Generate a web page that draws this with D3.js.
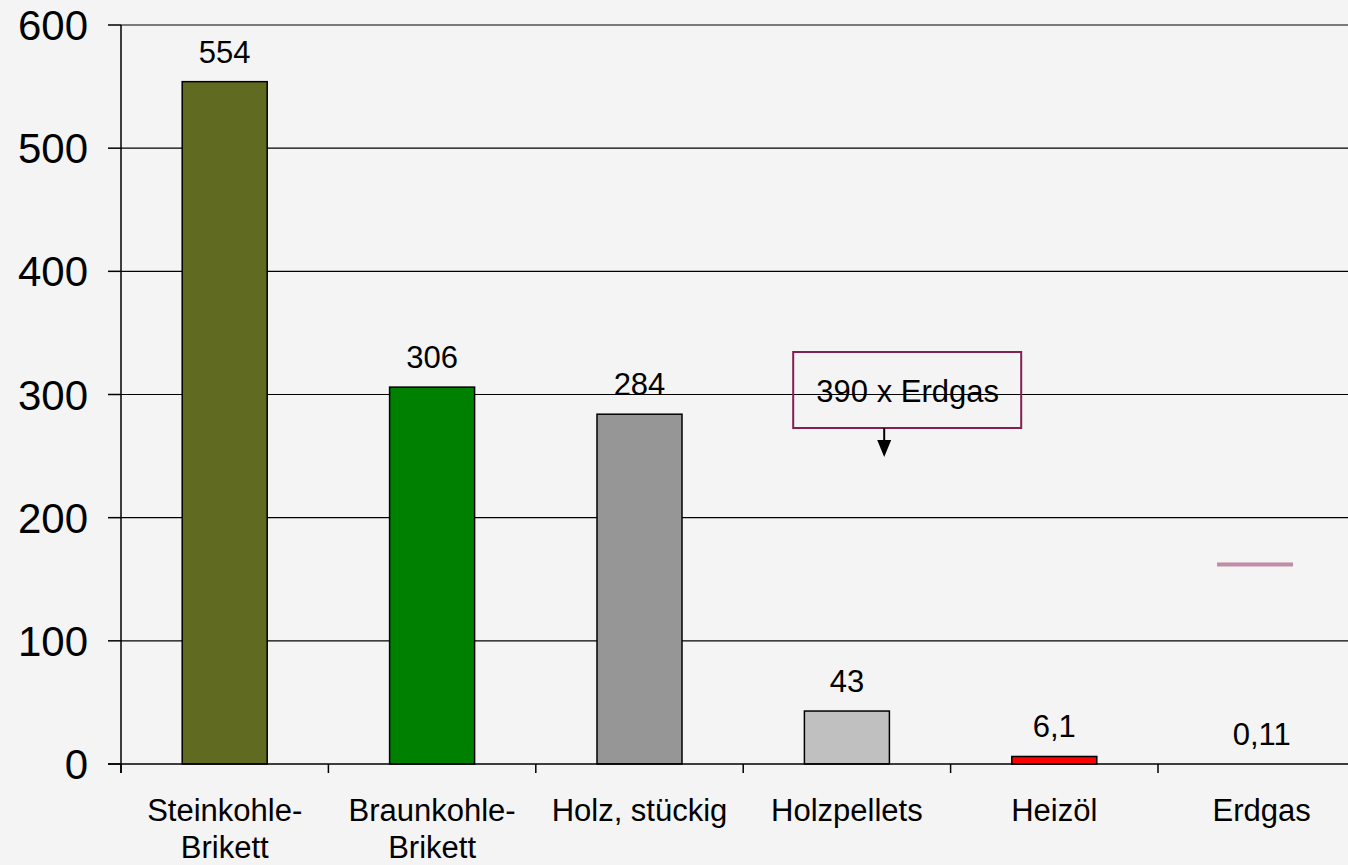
<!DOCTYPE html>
<html>
<head>
<meta charset="utf-8">
<script src="https://cdn.jsdelivr.net/npm/d3@7"></script>
<style>
  html, body { margin: 0; padding: 0; background: #f4f4f4; }
  svg { display: block; }
  text { font-family: "Liberation Sans", Arial, sans-serif; fill: #000; }
</style>
</head>
<body>
<svg id="chart" width="1348" height="865"></svg>
<script>
// ---- data ----
const categories = [["Steinkohle-", "Brikett"], ["Braunkohle-", "Brikett"], ["Holz, stückig"], ["Holzpellets"], ["Heizöl"], ["Erdgas"]];
const values = [554, 306, 284, 43, 6.1, 0.11];
const valueLabels = ["554", "306", "284", "43", "6,1", "0,11"];
const barColors = ["#606b21", "#008000", "#969696", "#c0c0c0", "#ff0000", "#c08ca8"];
const yTicks = [0, 100, 200, 300, 400, 500, 600];
const annotationText = ["390 x Erdgas"];
const erdgasMarker = [162];   // pink marker shown in the Erdgas column

// ---- layout ----
const W = 1348, H = 865;
const mLeft = 121, mTop = 25, mBottom = 764;
const step = 207.4;
const svg = d3.select("#chart");
svg.append("rect").attr("width", W).attr("height", H).attr("fill", "#f4f4f4");

const keys = categories.map((c, i) => "c" + i);
const x = d3.scaleBand().domain(keys).range([mLeft, mLeft + step * keys.length]).padding(0);
const y = d3.scaleLinear().domain([0, 600]).range([mBottom, mTop]);
const barW = 85;

// gridlines
svg.append("g").selectAll("line").data(yTicks.filter(d => d > 0)).join("line")
  .attr("x1", mLeft).attr("x2", W)
  .attr("y1", d => y(d)).attr("y2", d => y(d))
  .attr("stroke", "#000").attr("stroke-width", 1.2);

// y axis
const yAxis = svg.append("g");
yAxis.append("line").attr("x1", mLeft).attr("x2", mLeft).attr("y1", y(600)).attr("y2", mBottom + 9)
  .attr("stroke", "#000").attr("stroke-width", 1.5);
yAxis.selectAll("line.tick").data(yTicks).join("line").attr("class", "tick")
  .attr("x1", mLeft - 13).attr("x2", mLeft)
  .attr("y1", d => y(d)).attr("y2", d => y(d))
  .attr("stroke", "#000").attr("stroke-width", 1.5);
yAxis.selectAll("text").data(yTicks).join("text")
  .attr("x", 88).attr("y", d => y(d)).attr("dy", "0.36em")
  .attr("text-anchor", "end").attr("font-size", 42)
  .text(d => d);

// bars
svg.append("g").selectAll("rect").data(values.slice(0, 5)).join("rect")
  .attr("x", (d, i) => x(keys[i]) + (step - barW) / 2)
  .attr("y", d => y(d))
  .attr("width", barW)
  .attr("height", d => mBottom - y(d))
  .attr("fill", (d, i) => barColors[i])
  .attr("stroke", "#000").attr("stroke-width", 1.5);

// Erdgas marker
svg.append("g").selectAll("rect").data(erdgasMarker).join("rect")
  .attr("x", x(keys[5]) + 59)
  .attr("y", d => y(d) - 2)
  .attr("width", 76).attr("height", 4)
  .attr("fill", barColors[5]);

// x axis
const xAxis = svg.append("g");
xAxis.append("line").attr("x1", mLeft - 13).attr("x2", W).attr("y1", mBottom).attr("y2", mBottom)
  .attr("stroke", "#000").attr("stroke-width", 1.5);
xAxis.selectAll("line.tick").data(keys).join("line").attr("class", "tick")
  .attr("x1", d => x(d)).attr("x2", d => x(d))
  .attr("y1", mBottom).attr("y2", mBottom + 9)
  .attr("stroke", "#000").attr("stroke-width", 1.5);
xAxis.selectAll("text").data(categories).join("text")
  .attr("x", (d, i) => x(keys[i]) + step / 2)
  .attr("y", 821)
  .attr("text-anchor", "middle").attr("font-size", 31)
  .each(function(d) {
    const t = d3.select(this);
    d.forEach((line, j) => {
      t.append("tspan").attr("x", t.attr("x")).attr("dy", j === 0 ? 0 : 37).text(line);
    });
  });

// value labels
svg.append("g").selectAll("text").data(values).join("text")
  .attr("x", (d, i) => x(keys[i]) + step / 2)
  .attr("y", d => y(d) - 19)
  .attr("text-anchor", "middle").attr("font-size", 31)
  .text((d, i) => valueLabels[i]);

// annotation box
const ann = svg.append("g");
const bx = x(keys[3]) + 50, by = 352, bw = 228, bh = 76;
ann.append("rect").attr("x", bx).attr("y", by).attr("width", bw).attr("height", bh)
  .attr("fill", "none").attr("stroke", "#822052").attr("stroke-width", 2);
ann.selectAll("text").data(annotationText).join("text")
  .attr("x", bx + bw / 2 + 0.5).attr("y", 402)
  .attr("text-anchor", "middle").attr("font-size", 31)
  .text(d => d);
const ax = bx + 91;
ann.append("line").attr("x1", ax).attr("x2", ax).attr("y1", by + bh).attr("y2", by + bh + 14)
  .attr("stroke", "#000").attr("stroke-width", 2);
ann.append("path")
  .attr("d", `M${ax - 7},${by + bh + 12} L${ax + 7},${by + bh + 12} L${ax},${by + bh + 29} Z`)
  .attr("fill", "#000");
</script>
</body>
</html>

* [Requirements]
Return the material word for word. Pictures are not part of the copy.

* [Solved exercise]
Generate a web page that draws this with D3.js.
<!DOCTYPE html>
<html>
<head>
<meta charset="utf-8">
<script src="https://cdn.jsdelivr.net/npm/d3@7"></script>
<style>
  html, body { margin: 0; padding: 0; background: #f4f4f4; }
  svg { display: block; }
  text { font-family: "Liberation Sans", Arial, sans-serif; fill: #000; }
</style>
</head>
<body>
<svg id="chart" width="1348" height="865"></svg>
<script>
// ---- data ----
const categories = [["Steinkohle-", "Brikett"], ["Braunkohle-", "Brikett"], ["Holz, stückig"], ["Holzpellets"], ["Heizöl"], ["Erdgas"]];
const values = [554, 306, 284, 43, 6.1, 0.11];
const valueLabels = ["554", "306", "284", "43", "6,1", "0,11"];
const barColors = ["#606b21", "#008000", "#969696", "#c0c0c0", "#ff0000", "#c08ca8"];
const yTicks = [0, 100, 200, 300, 400, 500, 600];
const annotationText = ["390 x Erdgas"];
const erdgasMarker = [162];   // pink marker shown in the Erdgas column

// ---- layout ----
const W = 1348, H = 865;
const mLeft = 121, mTop = 25, mBottom = 764;
const step = 207.4;
const svg = d3.select("#chart");
svg.append("rect").attr("width", W).attr("height", H).attr("fill", "#f4f4f4");

const keys = categories.map((c, i) => "c" + i);
const x = d3.scaleBand().domain(keys).range([mLeft, mLeft + step * keys.length]).padding(0);
const y = d3.scaleLinear().domain([0, 600]).range([mBottom, mTop]);
const barW = 85;

// gridlines
svg.append("g").selectAll("line").data(yTicks.filter(d => d > 0)).join("line")
  .attr("x1", mLeft).attr("x2", W)
  .attr("y1", d => y(d)).attr("y2", d => y(d))
  .attr("stroke", "#000").attr("stroke-width", 1.2);

// y axis
const yAxis = svg.append("g");
yAxis.append("line").attr("x1", mLeft).attr("x2", mLeft).attr("y1", y(600)).attr("y2", mBottom + 9)
  .attr("stroke", "#000").attr("stroke-width", 1.5);
yAxis.selectAll("line.tick").data(yTicks).join("line").attr("class", "tick")
  .attr("x1", mLeft - 13).attr("x2", mLeft)
  .attr("y1", d => y(d)).attr("y2", d => y(d))
  .attr("stroke", "#000").attr("stroke-width", 1.5);
yAxis.selectAll("text").data(yTicks).join("text")
  .attr("x", 88).attr("y", d => y(d)).attr("dy", "0.36em")
  .attr("text-anchor", "end").attr("font-size", 42)
  .text(d => d);

// bars
svg.append("g").selectAll("rect").data(values.slice(0, 5)).join("rect")
  .attr("x", (d, i) => x(keys[i]) + (step - barW) / 2)
  .attr("y", d => y(d))
  .attr("width", barW)
  .attr("height", d => mBottom - y(d))
  .attr("fill", (d, i) => barColors[i])
  .attr("stroke", "#000").attr("stroke-width", 1.5);

// Erdgas marker
svg.append("g").selectAll("rect").data(erdgasMarker).join("rect")
  .attr("x", x(keys[5]) + 59)
  .attr("y", d => y(d) - 2)
  .attr("width", 76).attr("height", 4)
  .attr("fill", barColors[5]);

// x axis
const xAxis = svg.append("g");
xAxis.append("line").attr("x1", mLeft - 13).attr("x2", W).attr("y1", mBottom).attr("y2", mBottom)
  .attr("stroke", "#000").attr("stroke-width", 1.5);
xAxis.selectAll("line.tick").data(keys).join("line").attr("class", "tick")
  .attr("x1", d => x(d)).attr("x2", d => x(d))
  .attr("y1", mBottom).attr("y2", mBottom + 9)
  .attr("stroke", "#000").attr("stroke-width", 1.5);
xAxis.selectAll("text").data(categories).join("text")
  .attr("x", (d, i) => x(keys[i]) + step / 2)
  .attr("y", 821)
  .attr("text-anchor", "middle").attr("font-size", 31)
  .each(function(d) {
    const t = d3.select(this);
    d.forEach((line, j) => {
      t.append("tspan").attr("x", t.attr("x")).attr("dy", j === 0 ? 0 : 37).text(line);
    });
  });

// value labels
svg.append("g").selectAll("text").data(values).join("text")
  .attr("x", (d, i) => x(keys[i]) + step / 2)
  .attr("y", d => y(d) - 19)
  .attr("text-anchor", "middle").attr("font-size", 31)
  .text((d, i) => valueLabels[i]);

// annotation box
const ann = svg.append("g");
const bx = x(keys[3]) + 50, by = 352, bw = 228, bh = 76;
ann.append("rect").attr("x", bx).attr("y", by).attr("width", bw).attr("height", bh)
  .attr("fill", "none").attr("stroke", "#822052").attr("stroke-width", 2);
ann.selectAll("text").data(annotationText).join("text")
  .attr("x", bx + bw / 2 + 0.5).attr("y", 402)
  .attr("text-anchor", "middle").attr("font-size", 31)
  .text(d => d);
const ax = bx + 91;
ann.append("line").attr("x1", ax).attr("x2", ax).attr("y1", by + bh).attr("y2", by + bh + 14)
  .attr("stroke", "#000").attr("stroke-width", 2);
ann.append("path")
  .attr("d", `M${ax - 7},${by + bh + 12} L${ax + 7},${by + bh + 12} L${ax},${by + bh + 29} Z`)
  .attr("fill", "#000");
</script>
</body>
</html>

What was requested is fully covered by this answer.